The local DC chapter of Black Lives Matter (BLM), feeling a danger of being discredited by sharing the same political space as Bowser, tweeted denunciations of the mayor following her public relations move. “This is a performative distraction from real policy changes. Bowser has consistently been on the wrong side of BLMDC history. This is to appease white liberals while ignoring our demands. Black Lives Matter means defund the police,” stated the group’s local account. On Saturday, the group staged a protest outside Bowser’s home to demand she cut funding for the police.

Despite these protests, one could just as easily say that the Black Lives Matter organization’s own political record is one of “performative distraction.” Aside from the group’s attack on “white liberals,” what alternatives does BLM have to offer?

The BLM-affiliated group Campaign Zero, co-founded by Democratic Party activist DeRay Mckesson, has floated a list of police reforms under the label “8 Can’t Wait.” The list includes proposals such as the banning of police chokeholds, requiring police to seek to de-escalate confrontations and exhausting all alternatives before firing a weapon. Many of the demands are already standard operating procedure in many police departments across the United States, including in jurisdictions which have seen acts of police violence in recent years.
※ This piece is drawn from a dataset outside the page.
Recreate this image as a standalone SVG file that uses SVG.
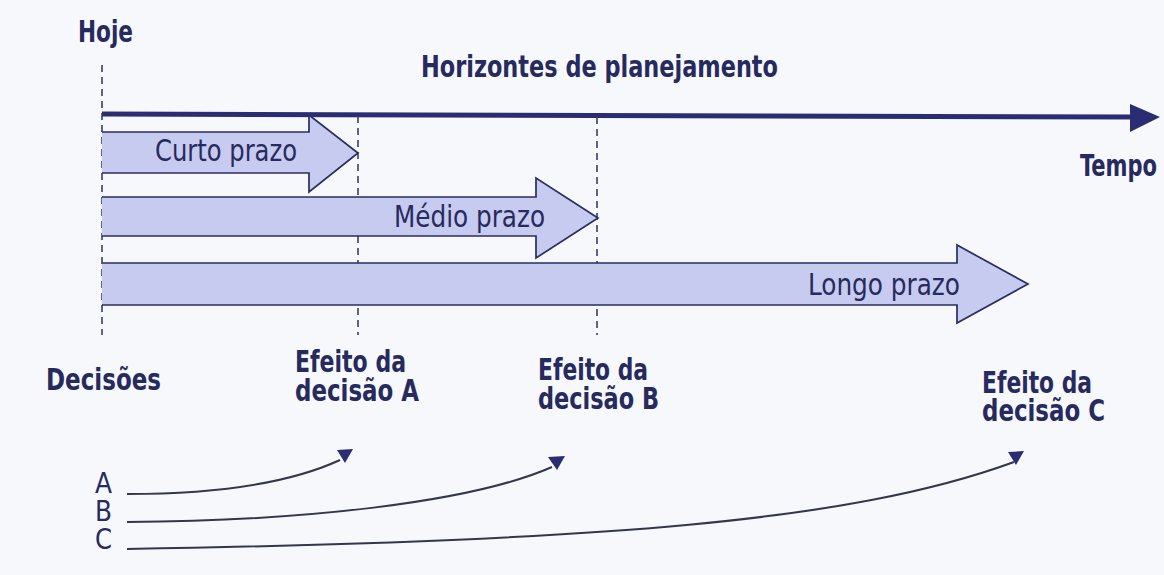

When asked by the online publication Vox to comment on the proposals, Texas A&M economist Jennifer Doleac told the online publication that the demands amounted to a “brilliant marketing strategy” that are “not evidence-based” reforms for stopping police violence.

In addition to the paucity of alternatives on offer, leading BLM activists are interested in obtaining a place at the table with big business. Underscoring their venality is the Amir bank card. Created by the Movement for Black Lives (M4BL) umbrella organization in partnership with OneUnited Bank, the card was heavily promoted as a step forward in combating racism and police violence, but was unclear as to how this would be accomplished beyond regular encouragement of card holders to donate to M4BL.

This marketing stunt was only the most tasteless of many instances where BLM leaders have leveraged the prominence they gained during the protests following the police murder of Michael Brown in 2014 into financial rewards.

Brittany Packnett Cunningham, cofounder of Campaign Zero, was appointed to the Obama administration's 21st Century Policing Task Force, and to the Ferguson Commission established by Missouri’s Democratic Governor Jay Nixon after the protests over Brown's death in 2014. Mckesson became Baltimore City Schools’ chief personnel officer in 2016, making a six-figure salary and twice visited with President Barack Obama in the White House. Both Packnett Cunningham and McKesson vocally supported Hillary Clinton in the 2016 presidential election.

“Black Lives Matter” has been adopted as a rallying cry by interracial and interethnic crowds of youth and workers protesting the actions of the police across the planet because it evokes their rage over the fact that the lives of black workers and youth do not matter to the ruling elite. In opposing police violence across the world, workers and young people must embrace a political strategy aimed at more than the rebranding and racial diversification of the bodies of armed officials which comprise the guards of the capitalist class. In order to put an end to the onslaught of police violence, war and social inequality, the protests must turn to the working class as whole and advance a program of revolutionary socialism.